白井聡対話集_Fotor

本当の「独立」を勝ち取るために〜『白井聡対話集』

◆白井聡著『白井聡対話集 ポスト「戦後」の進路を問う』
出版社:かもがわ出版
発売時期:2018年1月

今も参照されることの多い『永続敗戦論』刊行直後に白井聡が行なった対話の記録を収めた本です。対話の相手は、孫崎享、水野和夫、中島岳志、中村文則、信田さよ子、佐藤優、岡野八代、栗原康、内田樹、島田雅彦、馬奈木厳太郎、猿田佐世……と多彩な顔ぶれ。

いずれも読み応え充分の対話がなされていますが、すべてに言及すると長くなりそうですので、以下、とくに印象に残った対話について紹介します。

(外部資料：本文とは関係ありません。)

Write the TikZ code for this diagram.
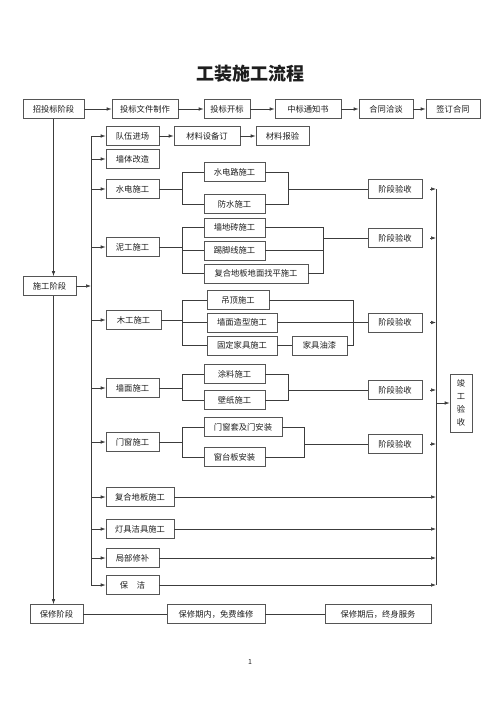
\documentclass[tikz,border=0pt]{standalone}
\usepackage{fontspec}
\setmainfont{Noto Sans CJK SC}
\usetikzlibrary{arrows.meta,calc}
\definecolor{linec}{HTML}{3C3C3C}
\definecolor{boxc}{HTML}{555555}
\definecolor{txtc}{HTML}{1E1E1E}
\begin{document}
\begin{tikzpicture}[x=1pt,y=-1pt,line width=0.7pt,
  box/.style={draw=boxc,fill=white,text=txtc,minimum height=19pt,inner sep=0pt,
    font=\fontsize{8.3}{10}\selectfont},
  arr/.style={draw=linec,-{Latex[length=5pt,width=3.6pt]}},
  ln/.style={draw=linec}]
\useasboundingbox (0,0) rectangle (500,707);

% title
\node[font=\fontsize{18}{20}\selectfont\bfseries,text=txtc] (title) at (250,74) {工装施工流程};

% row 1
\node[box,minimum width=61pt] (zb) at (53.5,109) {招投标阶段};
\node[box,minimum width=66pt] (tbwj) at (145,109) {投标文件制作};
\node[box,minimum width=46pt] (tbkb) at (227,109) {投标开标};
\node[box,minimum width=66pt] (zbtz) at (308,109) {中标通知书};
\node[box,minimum width=54pt] (htqt) at (386,109) {合同洽谈};
\node[box,minimum width=54pt] (qdht) at (453,109) {签订合同};

% row 2
\node[box,minimum width=53pt] (dw) at (132.5,136) {队伍进场};
\node[box,minimum width=66pt] (clsb) at (207,136) {材料设备订};
\node[box,minimum width=53pt] (clby) at (282.5,136) {材料报验};

\node[box,minimum width=53pt] (qt) at (132.5,159) {墙体改造};

% 水电
\node[box,minimum width=53pt] (sd) at (132.5,189) {水电施工};
\node[box,minimum width=61pt] (sdl) at (234.5,172) {水电路施工};
\node[box,minimum width=61pt] (fs) at (234.5,204) {防水施工};
\node[box,minimum width=54pt] (ys1) at (395,189) {阶段验收};

% 泥工
\node[box,minimum width=53pt] (ng) at (132.5,247) {泥工施工};
\node[box,minimum width=61pt] (qdz) at (234.5,227.5) {墙地砖施工};
\node[box,minimum width=61pt] (tjx) at (234.5,250.5) {踢脚线施工};
\node[box,minimum width=104pt] (fhdb) at (256,273.5) {复合地板地面找平施工};
\node[box,minimum width=54pt] (ys2) at (395,238) {阶段验收};

% 施工阶段
\node[box,minimum width=53pt] (sg) at (49.5,286) {施工阶段};

% 木工
\node[box,minimum width=55pt] (mg) at (133.5,320) {木工施工};
\node[box,minimum width=62pt] (dd) at (238,300) {吊顶施工};
\node[box,minimum width=70pt] (qmzx) at (242,322.5) {墙面造型施工};
\node[box,minimum width=70pt] (gdjj) at (242,345.5) {固定家具施工};
\node[box,minimum width=55pt] (jjyq) at (319.5,345.5) {家具油漆};
\node[box,minimum width=54pt] (ys3) at (395,322.5) {阶段验收};

% 墙面
\node[box,minimum width=53pt] (qm) at (132.5,388) {墙面施工};
\node[box,minimum width=61pt] (tl) at (234.5,374) {涂料施工};
\node[box,minimum width=61pt] (bz) at (234.5,400) {壁纸施工};
\node[box,minimum width=54pt] (ys4) at (395,390) {阶段验收};

% 门窗
\node[box,minimum width=53pt] (mc) at (132.5,442) {门窗施工};
\node[box,minimum width=78pt] (mct) at (243,427) {门窗套及门安装};
\node[box,minimum width=61pt] (ctb) at (234.5,457) {窗台板安装};
\node[box,minimum width=54pt] (ys5) at (395,444) {阶段验收};

% 竣工验收
\node[box,minimum width=22pt,minimum height=58pt,align=center,
  font=\fontsize{8.3}{13}\selectfont] (jg) at (461,403) {竣\\工\\验\\收};

% lower items
\node[box,minimum width=68pt] (fhdb2) at (140,497) {复合地板施工};
\node[box,minimum width=68pt] (djjj) at (140,529) {灯具洁具施工};
\node[box,minimum width=53pt] (jbxb) at (132.5,558) {局部修补};
\node[box,minimum width=53pt] (bj) at (132.5,585) {保\hspace{8.5pt}洁};

% 保修
\node[box,minimum width=53pt] (bx) at (56.5,614) {保修阶段};
\node[box,minimum width=98pt] (mf) at (216,614) {保修期内，免费维修};
\node[box,minimum width=106pt] (zs) at (378,614) {保修期后，终身服务};

% page number
\node[font=\fontsize{7}{8}\selectfont,text=txtc] (pg) at (250,662) {1};

% helper x positions
\coordinate (busL) at (91,0);
\coordinate (busR) at (436,0);
\coordinate (bl) at (182,0);
\coordinate (brA) at (288,0);
\coordinate (brB) at (323,0);
\coordinate (brC) at (353,0);
\coordinate (brD) at (304,0);

% row 1 arrows
\draw[arr] (zb) -- (tbwj);
\draw[arr] (tbwj) -- (tbkb);
\draw[arr] (tbkb) -- (zbtz);
\draw[arr] (zbtz) -- (htqt);
\draw[arr] (htqt) -- (qdht);
% row 2 arrows
\draw[arr] (dw) -- (clsb);
\draw[arr] (clsb) -- (clby);

% left vertical stage line
\draw[arr] (zb.south) -- (zb.south |- sg.north);
\draw[arr] (sg.south -| zb.south) -- (bx.north -| zb.south);

% left bus
\draw[ln] (dw.west -| busL) -- (bj.west -| busL);
\draw[arr] (sg.east) -- (sg.east -| busL);
\foreach \n in {dw,qt,sd,ng,mg,qm,mc,fhdb2,djjj,jbxb,bj}
  \draw[arr] (\n.west -| busL) -- (\n.west);

% 水电 branches
\draw[ln] (sd.east) -- (sd.east -| bl);
\draw[ln] (sdl.west) -- (sdl.west -| bl) -- (fs.west -| bl) -- (fs.west);
\draw[ln] (sdl.east) -- (sdl.east -| brA) -- (fs.east -| brA) -- (fs.east);
\draw[ln] (ys1.west -| brA) -- (ys1.west);

% 泥工 branches
\draw[ln] (ng.east) -- (ng.east -| bl);
\draw[ln] (qdz.west) -- (qdz.west -| bl) -- (fhdb.west -| bl) -- (fhdb.west);
\draw[ln] (tjx.west) -- (tjx.west -| bl);
\draw[ln] (qdz.east) -- (qdz.east -| brB) -- (fhdb.east -| brB) -- (fhdb.east);
\draw[ln] (tjx.east) -- (tjx.east -| brB);
\draw[ln] (ys2.west -| brB) -- (ys2.west);

% 木工 branches
\draw[ln] (mg.east) -- (mg.east -| bl);
\draw[ln] (dd.west) -- (dd.west -| bl) -- (gdjj.west -| bl) -- (gdjj.west);
\draw[ln] (qmzx.west) -- (qmzx.west -| bl);
\draw[ln] (dd.east) -- (dd.east -| brC) -- (jjyq.east -| brC) -- (jjyq.east);
\draw[ln] (gdjj.east) -- (jjyq.west);
\draw[ln] (qmzx.east) -- (ys3.west);

% 墙面 branches
\draw[ln] (qm.east) -- (qm.east -| bl);
\draw[ln] (tl.west) -- (tl.west -| bl) -- (bz.west -| bl) -- (bz.west);
\draw[ln] (tl.east) -- (tl.east -| brA) -- (bz.east -| brA) -- (bz.east);
\draw[ln] (ys4.west -| brA) -- (ys4.west);

% 门窗 branches
\draw[ln] (mc.east) -- (mc.east -| bl);
\draw[ln] (mct.west) -- (mct.west -| bl) -- (ctb.west -| bl) -- (ctb.west);
\draw[ln] (mct.east) -- (mct.east -| brD) -- (ctb.east -| brD) -- (ctb.east);
\draw[ln] (ys5.west -| brD) -- (ys5.west);

% right bus
\draw[ln] (ys1.east -| busR) -- (bj.east -| busR);
\foreach \n in {ys1,ys2,ys3,ys4,ys5}
  \draw[arr,shorten <=8pt] (\n.east) -- (\n.east -| busR);
\foreach \n in {fhdb2,djjj,jbxb,bj}
  \draw[arr] (\n.east) -- (\n.east -| busR);
\draw[arr] (jg.west -| busR) -- (jg.west);

% 保修 row
\draw[ln] (bx) -- (mf);
\draw[ln] (mf) -- (zs);
\end{tikzpicture}
\end{document}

みずから保守思想を宣言している中島岳志との対論では、グローバリズムによる世界の市場化に対して中島が国民国家の役割を強調しているのはやはり重要だと思います。「市場を中心とした経済活動で、非市場的価値をもった最大のプレイヤーが国家。富の再分配をしたり、取引に関税をかけたり、規制をかけたり、極めて非市場的行為を行なうわけですから」とは言われてみれば当たり前の話ですが、現実政治では資本と国民国家が露骨に一体化しているだけに、そうした建前を一蹴することはできないでしょう。また昨今の国民国家解体(弱体)論に馴致されてきた頭をリセットするにも格好の契機となる発言ではないでしょうか。

信田さよ子との対談では、臨床心理学の見地から現在の反知性主義を批判的に検討しています。昨今、臨床現場では米国仕込みの認知行動療法が定着しつつあるのだとか。それは「誰がやっても同じ効果を生むように構成されてカウンセリングの品質管理の徹底に貢献」したらしい。けれども信田は「日本のような均質性を重んじ同調圧力の強い社会でそれをやってどうなるんだろう」と疑義を差し挟みます。認知行動療法と反知性主義を結びつける信田の議論は賛否両論ありそうですが、凡百の反知性主義批判とは一味違うものであることは確かでしょう。

沖縄の問題を語りあった佐藤優との対論もなかなか熱い。いま琉球王朝時代の記憶が折に触れて表面化するのは「廃藩置県の失敗」を意味しているという佐藤の発言は刺激的です。そうした歴史的経緯を踏まえて琉球独立の問題がかなり真面目に論じられているのは、対談当時(2015年4月)のホットな政治状況をダイレクトに反映したものでしょう。ただ、その後の中央政権による暴政の加速化を知っている現在の読者からすれば楽観的にすぎると言うのは結果論になるでしょうか。

岡野八代との対談では、白井が社会学者・吉見俊哉の戦後日本論を参照して永続敗戦論を展開しているのが目を引きます。つまり天皇を中心とした戦前の国体は、戦後、天皇の代わりに米国に入れ替わったにすぎない、という認識です。もちろんそこに岡野のフェミニズム的な視点が加わるので、より多角的な戦後論になっています。

福島原発事故をめぐる「福島生業訴訟」の弁護団事務局長を務めている馬奈木厳太郎との対談にも学ぶところが多くありました。馬奈木の訴訟方針に関する発言を受けて「原賠法の目的は、原子力事故が起きた際には、四の五の言わずに賠償金を払うことで原発推進政策を維持するという点にあります」と白井が確認している点は何より重要でしょう。二人の対論をとおして国民が政治のあり方を変えていくために必要なことは何か、多くの示唆が浮かびあがってきます。